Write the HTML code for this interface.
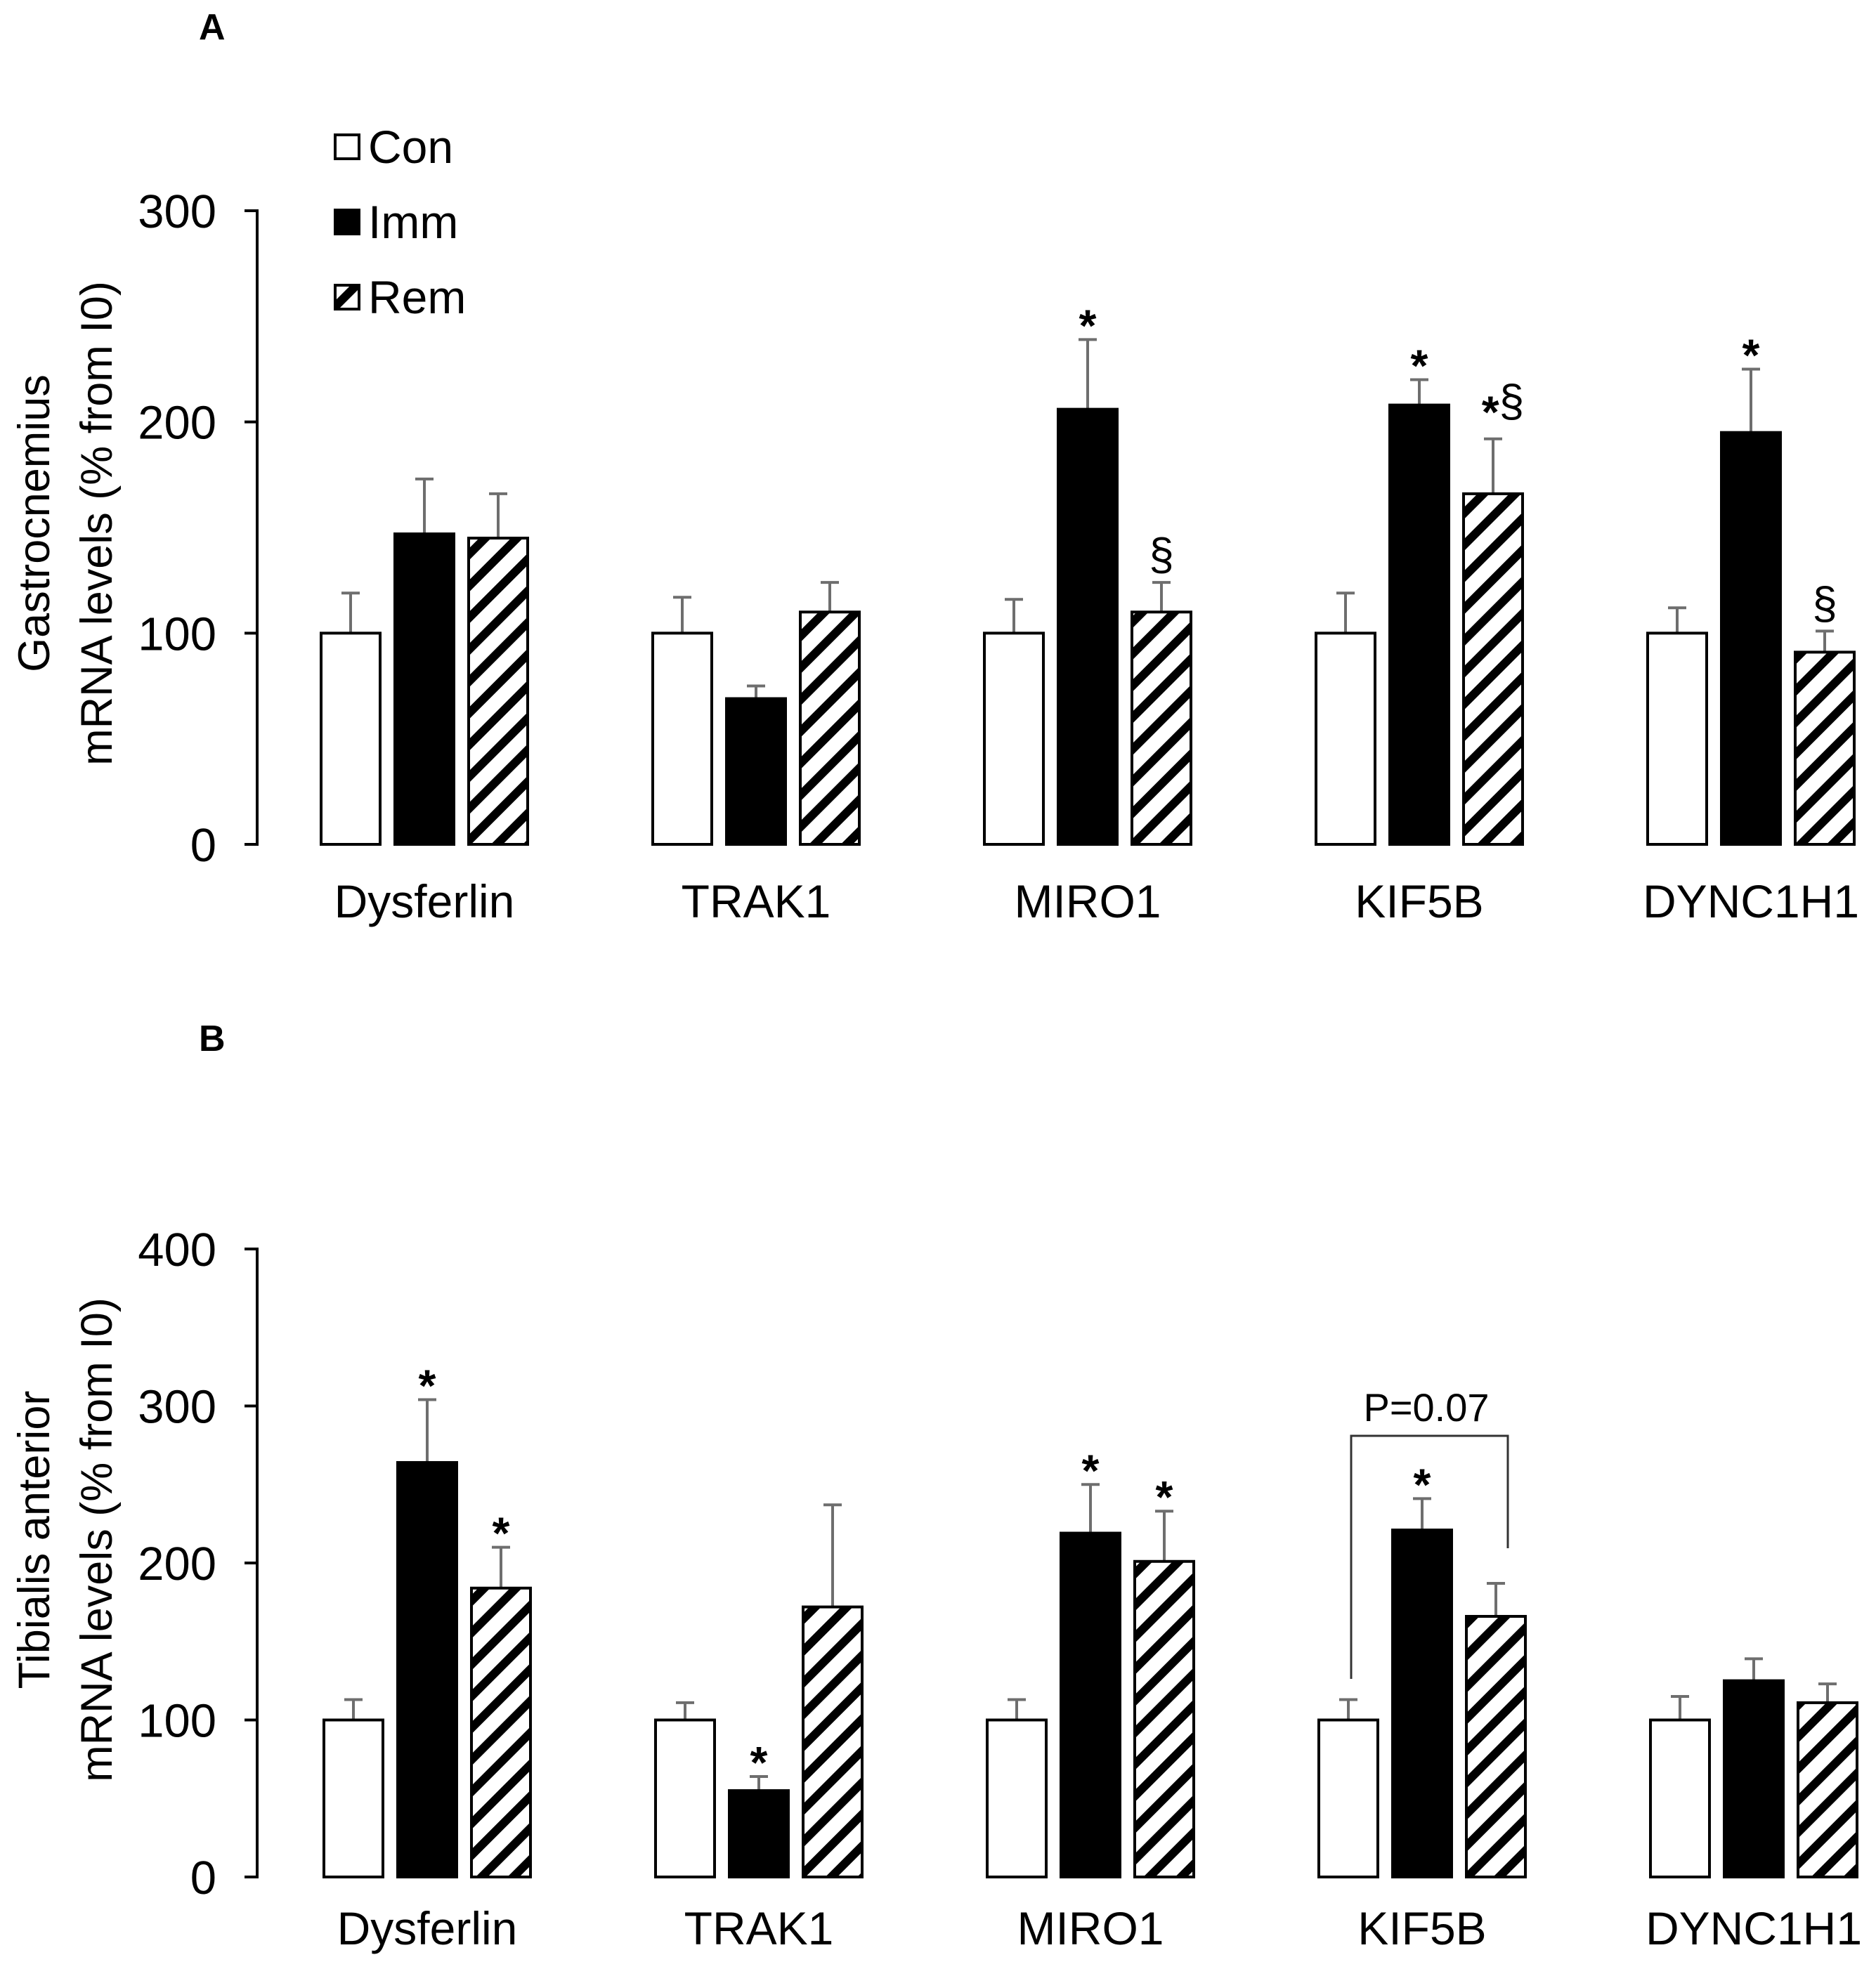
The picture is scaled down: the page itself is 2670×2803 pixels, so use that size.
<!DOCTYPE html>
<html><head><meta charset="utf-8"><style>
html,body{margin:0;padding:0;background:#fff;}
svg{display:block;font-family:"Liberation Sans",Arial,sans-serif;}
</style></head><body>
<svg id="chart" width="2670" height="2803" viewBox="0 0 2670 2803" xmlns="http://www.w3.org/2000/svg">
<defs>
<pattern id="hatch" patternUnits="userSpaceOnUse" width="32" height="32" patternTransform="rotate(45)">
<rect width="32" height="32" fill="#fff"/>
<rect x="0" y="0" width="12" height="32" fill="#000"/>
</pattern>
</defs>
<g id="root"></g>
</svg>
<script>
const categories = ["Dysferlin","TRAK1","MIRO1","KIF5B","DYNC1H1"];
const seriesNames = ["Con","Imm","Rem"];
const aCon = [100,100,100,100,100];
const aImm = [147,69,206,208,195];
const aRem = [145,110,110,166,91];
const aConErr = [119,117,116,119,112];
const aImmErr = [173,75,239,220,225];
const aRemErr = [166,124,124,192,101];
const aImmSig = ["","","*","*","*"];
const aRemSig = ["","","§","*§","§"];
const aTicks = [0,100,200,300];
const bCon = [100,100,100,100,100];
const bImm = [264,55,219,221,125];
const bRem = [184,172,201,166,111];
const bConErr = [113,111,113,113,115];
const bImmErr = [304,64,250,241,139];
const bRemErr = [210,237,233,187,123];
const bImmSig = ["*","*","*","*",""];
const bRemSig = ["*","","*","",""];
const bTicks = [0,100,200,300,400];

const NS="http://www.w3.org/2000/svg";
const root=document.getElementById('root');
function mk(tag,attrs,parent,text){const e=document.createElementNS(NS,tag);for(const k in attrs)e.setAttribute(k,attrs[k]);if(text!==undefined)e.textContent=text;(parent||root).appendChild(e);return e;}

function panel(opt){
  const g=mk('g',{});
  
  
  const yMax=opt.ticks[opt.ticks.length-1];
  const y=v=>opt.y0-(v/yMax)*(opt.y0-opt.yTop);
  const axisX=366;
  const groupX=i=>opt.x0+i*472;
  const fills=["#fff","#000","url(#hatch)"];
  const ax=mk('line',{x1:axisX,y1:y(yMax)-2,x2:axisX,y2:opt.y0+2,stroke:'#000','stroke-width':4},g);
  
  
  opt.ticks.forEach(t=>{
    const tl=mk('line',{x1:axisX-18,y1:y(t),x2:axisX,y2:y(t),stroke:'#000','stroke-width':4},g);
    
    
    const tx=mk('text',{x:308,y:y(t)+24,'font-size':67,'text-anchor':'end',fill:'#000'},g,String(t));
    
    
  });
  const yt=mk('text',{transform:`translate(${opt.titleX},${opt.titleY}) rotate(-90)`,'font-size':63,'text-anchor':'middle',fill:'#000'},g);
  
  
  mk('tspan',{x:0,dy:0},yt,opt.title1);
  mk('tspan',{x:0,dy:89},yt,opt.title2);
  const vals=[opt.con,opt.imm,opt.rem], errs=[opt.conErr,opt.immErr,opt.remErr], sigs=[null,opt.immSig,opt.remSig];
  categories.forEach((c,i)=>{
    for(let s=0;s<3;s++){
      const bx=groupX(i)+s*105;
      const bw=84;
      const cx=bx+bw/2;
      const e=errs[s][i];
      const el=mk('line',{x1:cx,y1:y(e),x2:cx,y2:y(vals[s][i]),stroke:'#6e6e6e','stroke-width':4},g);
      
      
      const ec=mk('line',{x1:cx-13,y1:y(e),x2:cx+13,y2:y(e),stroke:'#6e6e6e','stroke-width':4},g);
      
      
      const r=mk('rect',{x:bx,y:y(vals[s][i]),width:bw,height:opt.y0-y(vals[s][i]),fill:fills[s],stroke:'#000','stroke-width':4},g);
      
      
      if(sigs[s]&&sigs[s][i]){
        const sg=sigs[s][i];
        let st;
        if(sg==='*'){
          st=mk('text',{x:cx,y:y(e)+2,'font-size':64,'font-weight':'bold','text-anchor':'middle',fill:'#000'},g,sg);
        } else if(sg==='§'){
          st=mk('text',{x:cx,y:y(e)-18,'font-size':64,'text-anchor':'middle',fill:'#000'},g,sg);
        } else {
          st=mk('text',{x:cx+14,y:y(e)-32,'font-size':64,'text-anchor':'middle',fill:'#000'},g);
          mk('tspan',{'font-weight':'bold',dy:16},st,'*');
          mk('tspan',{dy:-16},st,'§');
        }
        
        
      }
    }
    const cl=mk('text',{x:groupX(i)+147,y:opt.labelY,'font-size':66,'text-anchor':'middle',fill:'#000'},g,c);
    
    
  });
  return {y,groupX,g};
}

panel({name:'panel-a',y0:1202,yTop:300,ticks:aTicks,x0:457,con:aCon,imm:aImm,rem:aRem,conErr:aConErr,immErr:aImmErr,remErr:aRemErr,immSig:aImmSig,remSig:aRemSig,labelY:1306,titleX:70,titleY:745,title1:'Gastrocnemius',title2:'mRNA levels (% from I0)'});
panel({name:'panel-b',y0:2672,yTop:1778,ticks:bTicks,x0:461,con:bCon,imm:bImm,rem:bRem,conErr:bConErr,immErr:bImmErr,remErr:bRemErr,immSig:bImmSig,remSig:bRemSig,labelY:2768,titleX:70,titleY:2192,title1:'Tibialis anterior',title2:'mRNA levels (% from I0)'});

const br=mk('path',{d:`M1923 2390 V2044 H2146 V2204`,fill:'none',stroke:'#333','stroke-width':3});


const pv=mk('text',{x:2030,y:2023,'font-size':56,'text-anchor':'middle',fill:'#000'},root,'P=0.07');



const la=mk('text',{x:283,y:56,'font-size':52,'font-weight':'bold',fill:'#000'},root,'A');


const lb=mk('text',{x:283,y:1496,'font-size':52,'font-weight':'bold',fill:'#000'},root,'B');



const legFills=["#fff","#000","url(#hatch)"];
seriesNames.forEach((n,i)=>{
  const yy=192+i*107;
  const lr=mk('rect',{x:477,y:yy,width:34,height:34,fill:legFills[i],stroke:'#000','stroke-width':4});
  
  
  const lt=mk('text',{x:524,y:yy+40,'font-size':66,fill:'#000'},root,n);
  
  
});
</script>
</body></html>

:::

[EXERCISE REQUIREMENTS]:
Answer with one number: how many lines in the listing hold "size".

[TASK RESPONSE]:
11